When Bing's unwelcome advances finally reach a head, we learn too that Nick's own being is in question. As a result, Nick's touching relationship with his gay roommate opens a door for forgiveness and real affection. Careful never to lecture the reader or hammer his opinions home, Cullin touches on several key issures: the differences between welcome advances and unwelcome ones, the betrayal of the trust between a teacher who should know better and the young student who blindly admires him, and the consequences of those who lie to themselves rather than face inevitable truths. Added to this are beautifully written sections dealing with astronomy and short chapters containing Susan's haunting prose-like poems, both of which push the story forward smartly and suggest, as Susan writes in one section, that human affection is "a most confounding and mystifying thing."
Without question, this book sits comfortably beside Cullin's first novel Whompyjawed, both of which rank higher to my taste than his darker "Branches" and "Tideland." His look at a larger city's university cliques is so dead on, yet like "Whompyjawed," he gives the reader an accurate feel for places as much as people. I recommand this mature, accomplished effort highly.

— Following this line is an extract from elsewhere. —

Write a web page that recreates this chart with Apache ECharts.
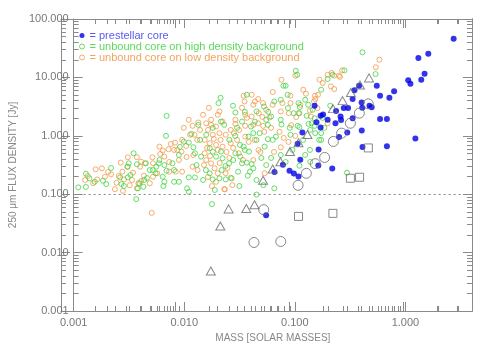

4 of 4 people found the following review helpful.
A beautiful, unflinching look at compliacted hearts
By Shawn
I bought this book based solely on its New York Times Review, and, for once, I can honestly say that that glowing review does justice to Mitch Cullin's incredibly funny, skillfully executed, and at times sad novel.
Focusing on the lives of students and teachers at Moss University in Houston, though mainly examining the relationship between astronomy professor Bing Owen and his young student Nick, Cullin deftly brings to life a man who is his own worst enemy, and, in the most humorous and intelligent of ways, creates a devastating parody of academic delusion, infighting, and lechary. This is a smart novel, filled with smart people who trip miserable over their own feet--written clearly by someone who has spent a fair amount of time observing. And while the "happy" ending is perhaps my only minor qualm with this otherwise fine work, it still left this reader oddly disquieted and sensing Bing's world remained only briefly at ease.
Mixing rich astronomical detail, curiously moving poetics, and accurately depicting jaundiced age colliding with naive youthfulness, Cullin has put together a fascinating story, one which sits comfortably in the ranks of Graham Swift and William Trevor. I look forward now to reading his earlier novels.
4 of 4 people found the following review helpful.
A Rare and Great Read
By Carlos Campbell
Cosmology of Bing is a brilliant and fascinating read with compelling perspectives on the lives of students and faculty at a top private university, covering both their separate and intertwined worlds. There are rare, compelling, revealing and often painful perspectives on life and realities. There is Professor Bing Owen and his once beautiful wife, a brilliant poet struck prematurely with tragic health, and Nick Sulpy, a student Bing loves, and Nick's roommate Takashi. The book has wonderful characters and is spun through a yarn with fascinating metaphors on the realities of life on this earth and the vast universe beyond. Cullin's book is not what one always reads about universities, but is a rare insight into what literally occurs on campuses. I bought it via the NYT review, and found the super assessment to be be monumentally valid.